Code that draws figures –
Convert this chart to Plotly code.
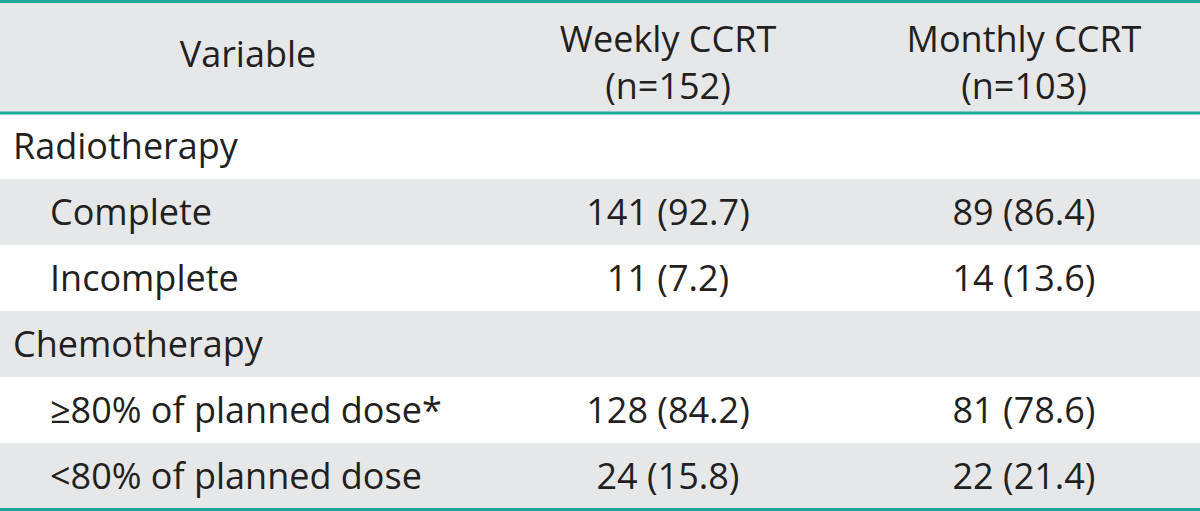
import plotly.graph_objects as go

# ---- data ----
header_labels = ["Variable", "Weekly CCRT<br>(n=152)", "Monthly CCRT<br>(n=103)"]
variables = ["Radiotherapy", "Complete", "Incomplete", "Chemotherapy",
             "≥80% of planned dose*", "&lt;80% of planned dose"]
is_sub = [False, True, True, False, True, True]
weekly = ["", "141 (92.7)", "11 (7.2)", "", "128 (84.2)", "24 (15.8)"]
monthly = ["", "89 (86.4)", "14 (13.6)", "", "81 (78.6)", "22 (21.4)"]

# ---- styling / layout ----
W, H = 1200, 511
HEADER_TOP, HEADER_BOTTOM = 1.5, 113
ROW_H = 66
COL_CENTERS = [248, 668, 1024]
X_GROUP, X_SUB = 13, 50
TEXT_SHIFT = 4
HEADER_SHIFTS = [1, 9, 9]
GRAY = "#e6e7e8"
WHITE = "#ffffff"
TEAL = "#1fa89a"
TEXT = "#231f20"
FONT = dict(family="Open Sans", size=36, color=TEXT)

n = len(variables)
row_centers = [HEADER_BOTTOM + ROW_H * i + ROW_H / 2 for i in range(n)]
text_y = [c + TEXT_SHIFT for c in row_centers]
row_fill = [WHITE if i % 2 == 0 else GRAY for i in range(n)]
header_center = (HEADER_TOP + HEADER_BOTTOM) / 2

fig = go.Figure()

# header background
fig.add_trace(go.Bar(orientation="h", x=[W], y=[header_center], base=0,
                     width=HEADER_BOTTOM - HEADER_TOP, marker=dict(color=GRAY, line=dict(width=0)),
                     hoverinfo="skip", showlegend=False))
# row stripes
fig.add_trace(go.Bar(orientation="h", x=[W] * n, y=row_centers, base=0,
                     width=ROW_H, marker=dict(color=row_fill, line=dict(width=0)),
                     hoverinfo="skip", showlegend=False))

# header text
fig.add_trace(go.Scatter(x=COL_CENTERS, y=[header_center + s for s in HEADER_SHIFTS], mode="text",
                         text=header_labels, textposition="middle center",
                         textfont=FONT, hoverinfo="skip", showlegend=False, cliponaxis=False))
# variable names
fig.add_trace(go.Scatter(x=[X_SUB if s else X_GROUP for s in is_sub], y=text_y,
                         mode="text", text=variables, textposition="middle right",
                         textfont=FONT, hoverinfo="skip", showlegend=False, cliponaxis=False))
# values
fig.add_trace(go.Scatter(x=[COL_CENTERS[1]] * n, y=text_y, mode="text", text=weekly,
                         textposition="middle center", textfont=FONT,
                         hoverinfo="skip", showlegend=False, cliponaxis=False))
fig.add_trace(go.Scatter(x=[COL_CENTERS[2]] * n, y=text_y, mode="text", text=monthly,
                         textposition="middle center", textfont=FONT,
                         hoverinfo="skip", showlegend=False, cliponaxis=False))

# teal rules
for y in [HEADER_TOP, HEADER_BOTTOM, H - 1.5]:
    fig.add_shape(type="line", xref="x", yref="y", x0=0, x1=W, y0=y, y1=y,
                  line=dict(color=TEAL, width=3), layer="above")

fig.update_layout(width=W, height=H,
                  margin=dict(l=0, r=0, t=0, b=0, pad=0, autoexpand=False),
                  paper_bgcolor=WHITE, plot_bgcolor=WHITE, bargap=0,
                  xaxis=dict(range=[0, W], visible=False, fixedrange=True),
                  yaxis=dict(range=[H, 0], visible=False, fixedrange=True))
fig.write_html("out.html", config={"displayModeBar": False},
               post_script="document.body.style.margin='0';document.body.style.overflow='hidden';")
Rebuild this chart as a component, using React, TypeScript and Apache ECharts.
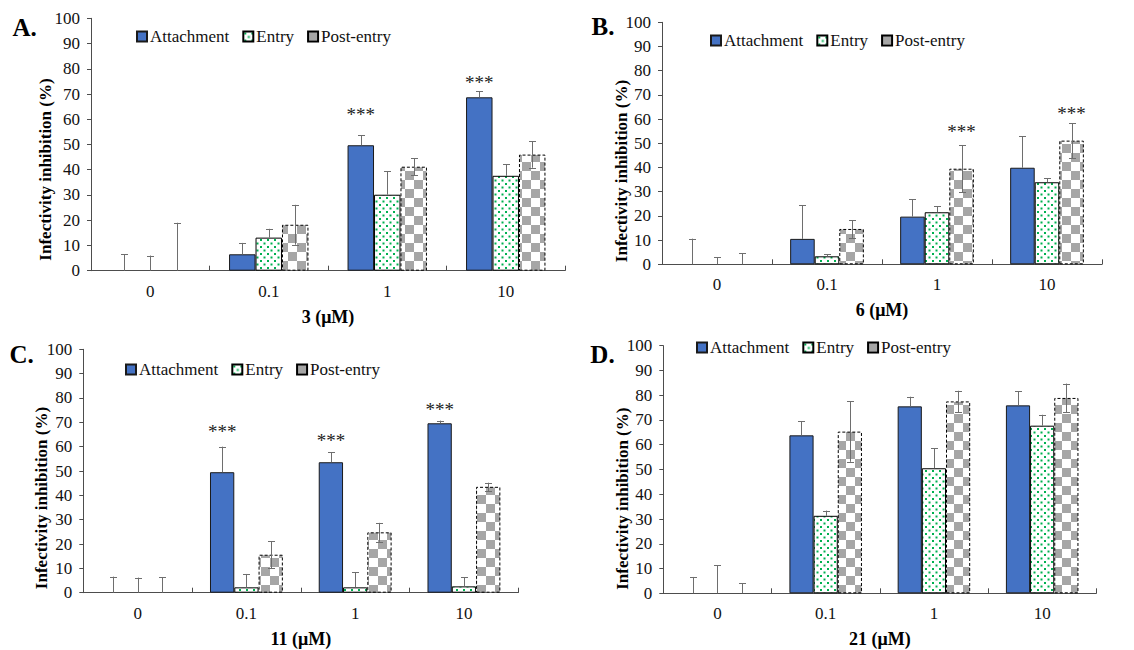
import React, { useEffect, useRef } from 'react';
import * as echarts from 'echarts';

// ---------- data ----------
const categories = ['0', '0.1', '1', '10'];
const seriesNames = ['Attachment', 'Entry', 'Post-entry'];

// Panel A: compound 3
const aAttachment = [0, 6.5, 49.7, 68.7];
const aAttachmentErr = [6.5, 4.5, 3.9, 2.4];
const aEntry = [0, 13.1, 30.1, 37.6];
const aEntryErr = [6.0, 3.5, 9.4, 4.6];
const aPost = [0, 18.2, 41.2, 46.0];
const aPostErr = [19.0, 7.9, 3.4, 5.2];
const aStars = [[2, 61.7, 0], [3, 74.5, 0]]; // [category, level, series]

// Panel B: compound 6
const bAttachment = [0, 10.5, 19.7, 39.9];
const bAttachmentErr = [10.6, 14.0, 7.2, 13.0];
const bEntry = [0, 3.3, 21.5, 33.9];
const bEntryErr = [2.9, 0.8, 2.5, 1.6];
const bPost = [0, 14.6, 39.5, 51.1];
const bPostErr = [4.5, 3.7, 9.8, 7.2];
const bStars = [[2, 54.8, 2], [3, 62.4, 2]];

// Panel C: compound 11
const cAttachment = [0, 49.5, 53.6, 69.6];
const cAttachmentErr = [6.6, 10.5, 4.1, 1.1];
const cEntry = [0, 2.2, 2.2, 2.6];
const cEntryErr = [6.2, 5.5, 6.3, 3.7];
const cPost = [0, 15.6, 24.8, 43.5];
const cPostErr = [6.4, 5.5, 3.9, 1.7];
const cStars = [[1, 66.1, 0], [2, 62.4, 0], [3, 75.1, 0]];

// Panel D: compound 21
const dAttachment = [0, 63.8, 75.5, 75.9];
const dAttachmentErr = [6.6, 5.7, 3.9, 5.7];
const dEntry = [0, 31.3, 50.5, 67.7];
const dEntryErr = [11.3, 2.1, 8.1, 4.4];
const dPost = [0, 65.3, 77.5, 78.9];
const dPostErr = [4.0, 12.2, 4.3, 5.8];
const dStars: number[][] = [];

const yTicks = { min: 0, max: 100, interval: 10 };
const panelLetters = ['A.', 'B.', 'C.', 'D.'];
const xTitles = ['3 (μM)', '6 (μM)', '11 (μM)', '21 (μM)'];
const yTitle = 'Infectivity inhibition (%)';

// ---------- layout ----------
const layouts = [
  { grid: { left: 91, top: 18.3, width: 474, height: 252.4 }, legend: { left: 131, top: 23 }, yT: [45.5, 169.5], letter: [24.7, 27.5] },
  { grid: { left: 662, top: 22.3, width: 440, height: 242 }, legend: { left: 705, top: 27 }, yT: [621, 171], letter: [603, 26.7] },
  { grid: { left: 83.3, top: 349.3, width: 435, height: 243.4 }, legend: { left: 120, top: 356 }, yT: [41, 498], letter: [21.7, 354] },
  { grid: { left: 663.3, top: 345.7, width: 433, height: 247.6 }, legend: { left: 691, top: 334 }, yT: [622.5, 498.7], letter: [602.5, 354] },
];

const GAP = 0.33;
const FONT = 'Liberation Serif';
const AXIS_COLOR = '#4d4d4d';

function makeDots(): string {
  const c = document.createElement('canvas');
  c.width = 7; c.height = 7;
  const g = c.getContext('2d')!;
  g.fillStyle = '#ffffff'; g.fillRect(0, 0, 7, 7);
  g.fillStyle = '#00B050';
  g.fillRect(1, 1, 2, 2);
  g.fillRect(4.5, 4.5, 2, 2);
  return c.toDataURL();
}
function makeChecker(): string {
  const c = document.createElement('canvas');
  c.width = 18; c.height = 18;
  const g = c.getContext('2d')!;
  g.fillStyle = '#ffffff'; g.fillRect(0, 0, 18, 18);
  g.fillStyle = '#A6A6A6';
  g.fillRect(0, 0, 9, 9);
  g.fillRect(9, 9, 9, 9);
  return c.toDataURL();
}

export default function App() {
  const ref = useRef<HTMLDivElement>(null);
  useEffect(() => {
    if (!ref.current) return;
    const chart = echarts.init(ref.current, undefined, { renderer: 'svg' });
    const dots = { image: makeDots(), repeat: 'repeat', imageWidth: 7, imageHeight: 7 };
    const checker = { image: makeChecker(), repeat: 'repeat', imageWidth: 18, imageHeight: 18 };

    const panels = [
      { vals: [aAttachment, aEntry, aPost], errs: [aAttachmentErr, aEntryErr, aPostErr], stars: aStars },
      { vals: [bAttachment, bEntry, bPost], errs: [bAttachmentErr, bEntryErr, bPostErr], stars: bStars },
      { vals: [cAttachment, cEntry, cPost], errs: [cAttachmentErr, cEntryErr, cPostErr], stars: cStars },
      { vals: [dAttachment, dEntry, dPost], errs: [dAttachmentErr, dEntryErr, dPostErr], stars: dStars },
    ];

    const styles = [
      { color: '#4472C4', borderColor: '#1a1a1a', borderWidth: 1 },
      { color: dots, borderColor: '#000', borderWidth: 1 },
      { color: checker, borderColor: '#000', borderWidth: 1, borderType: [3, 2] },
    ];

    const grids: any[] = [];
    const xAxes: any[] = [];
    const yAxes: any[] = [];
    const legends: any[] = [];
    const series: any[] = [];
    const graphics: any[] = [];

    panels.forEach((p, pi) => {
      const L = layouts[pi];
      grids.push({ ...L.grid, containLabel: false, outerBoundsMode: 'none' });
      xAxes.push({
        type: 'category', gridIndex: pi, data: categories,
        axisLine: { lineStyle: { color: AXIS_COLOR, width: 1 } },
        axisTick: { show: true, inside: true, length: 5, lineStyle: { color: AXIS_COLOR } },
        axisLabel: { fontSize: 17, color: '#111', margin: 12, fontFamily: FONT },
        name: xTitles[pi], nameLocation: 'middle', nameGap: 37,
        nameTextStyle: { fontSize: 18, fontWeight: 'bold', color: '#000', fontFamily: FONT },
      });
      yAxes.push({
        type: 'value', gridIndex: pi, min: yTicks.min, max: yTicks.max, interval: yTicks.interval,
        splitLine: { show: false },
        axisLine: { show: true, lineStyle: { color: AXIS_COLOR, width: 1 } },
        axisTick: { show: true, length: 4, lineStyle: { color: AXIS_COLOR } },
        axisLabel: { fontSize: 17, color: '#111', margin: 11, fontFamily: FONT },
      });
      legends.push({
        left: L.legend.left, top: L.legend.top, orient: 'horizontal',
        itemWidth: 10, itemHeight: 10, itemGap: 13, icon: 'rect', selectedMode: false,
        data: seriesNames,
        textStyle: { fontSize: 17, color: '#111', fontFamily: FONT, padding: [0, 0, 0, -2] },
      });
      p.vals.forEach((v, si) => {
        series.push({
          type: 'bar', name: seriesNames[si], xAxisIndex: pi, yAxisIndex: pi,
          data: v.map((val) => (val === 0 ? { value: val, itemStyle: { borderWidth: 0 } } : val)),
          barGap: '0%', barCategoryGap: (GAP * 100) + '%',
          itemStyle: styles[si],
        });
      });
      const errData: number[][] = [];
      p.vals.forEach((v, si) => {
        v.forEach((val, ci) => {
          const e = p.errs[si][ci];
          const both = si === 2 && val > 0 ? 1 : 0;
          errData.push([ci, both ? Math.max(0, val - e) : val, val + e, si, both]);
        });
      });
      series.push({
        type: 'custom', name: 'error-' + pi, xAxisIndex: pi, yAxisIndex: pi, z: 5,
        encode: { x: 0, y: [1, 2] },
        data: errData, silent: true,
        renderItem: (params: any, api: any) => {
          const ci = api.value(0), lo = api.value(1), hi = api.value(2), si = api.value(3), both = api.value(4);
          const band = api.size([1, 0])[0];
          const bw = band * (1 - GAP) / 3;
          const pTop = api.coord([ci, hi]);
          const pLo = api.coord([ci, lo]);
          const x = Math.round(pTop[0] + (si - 1) * bw) + 0.5;
          const st = { stroke: '#6e6e6e', lineWidth: 1 };
          const ch: any[] = [
            { type: 'line', shape: { x1: x, y1: pLo[1], x2: x, y2: pTop[1] }, style: st },
            { type: 'line', shape: { x1: x - 3.5, y1: Math.round(pTop[1]) + 0.5, x2: x + 3.5, y2: Math.round(pTop[1]) + 0.5 }, style: st },
          ];
          if (both) ch.push({ type: 'line', shape: { x1: x - 3.5, y1: Math.round(pLo[1]) + 0.5, x2: x + 3.5, y2: Math.round(pLo[1]) + 0.5 }, style: st });
          return { type: 'group', children: ch };
        },
      });
      if (p.stars.length) {
        series.push({
          type: 'custom', name: 'stars-' + pi, xAxisIndex: pi, yAxisIndex: pi, z: 6,
          encode: { x: 0, y: 1 }, data: p.stars, silent: true,
          renderItem: (params: any, api: any) => {
            const ci = api.value(0), lv = api.value(1), si = api.value(2);
            const band = api.size([1, 0])[0];
            const bw = band * (1 - GAP) / 3;
            const pt = api.coord([ci, lv]);
            return {
              type: 'text', x: pt[0] + (si - 1) * bw, y: pt[1],
              style: { text: '***', fontSize: 19, fontFamily: FONT, align: 'center', verticalAlign: 'middle', fill: '#222' },
            };
          },
        });
      }
      graphics.push({
        type: 'text', x: L.yT[0], y: L.yT[1], rotation: Math.PI / 2,
        style: { text: yTitle, fontSize: 17, fontWeight: 'bold', fontFamily: FONT, fill: '#000', align: 'center', verticalAlign: 'middle' },
      });
      graphics.push({
        type: 'text', x: L.letter[0], y: L.letter[1],
        style: { text: panelLetters[pi], fontSize: 25, fontWeight: 'bold', fontFamily: FONT, fill: '#000', align: 'center', verticalAlign: 'middle' },
      });
    });

    chart.setOption({
      animation: false,
      backgroundColor: '#ffffff',
      textStyle: { fontFamily: FONT },
      grid: grids, xAxis: xAxes, yAxis: yAxes, legend: legends, series, graphic: graphics,
    });
    return () => chart.dispose();
  }, []);
  return <div ref={ref} style={{ position: 'absolute', left: 0, top: 0, width: 1134, height: 650 }} />;
}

Requirement –
Reproduce the entries exactly, from the line with "Rebuild this chart" to the line with "const seriesNames = ['Attachment', 'Entry', 'Post-entry'];", both lines included, keeping no pictures.

Output for this task –
Rebuild this chart as a component, using React, TypeScript and Apache ECharts.
import React, { useEffect, useRef } from 'react';
import * as echarts from 'echarts';

// ---------- data ----------
const categories = ['0', '0.1', '1', '10'];
const seriesNames = ['Attachment', 'Entry', 'Post-entry'];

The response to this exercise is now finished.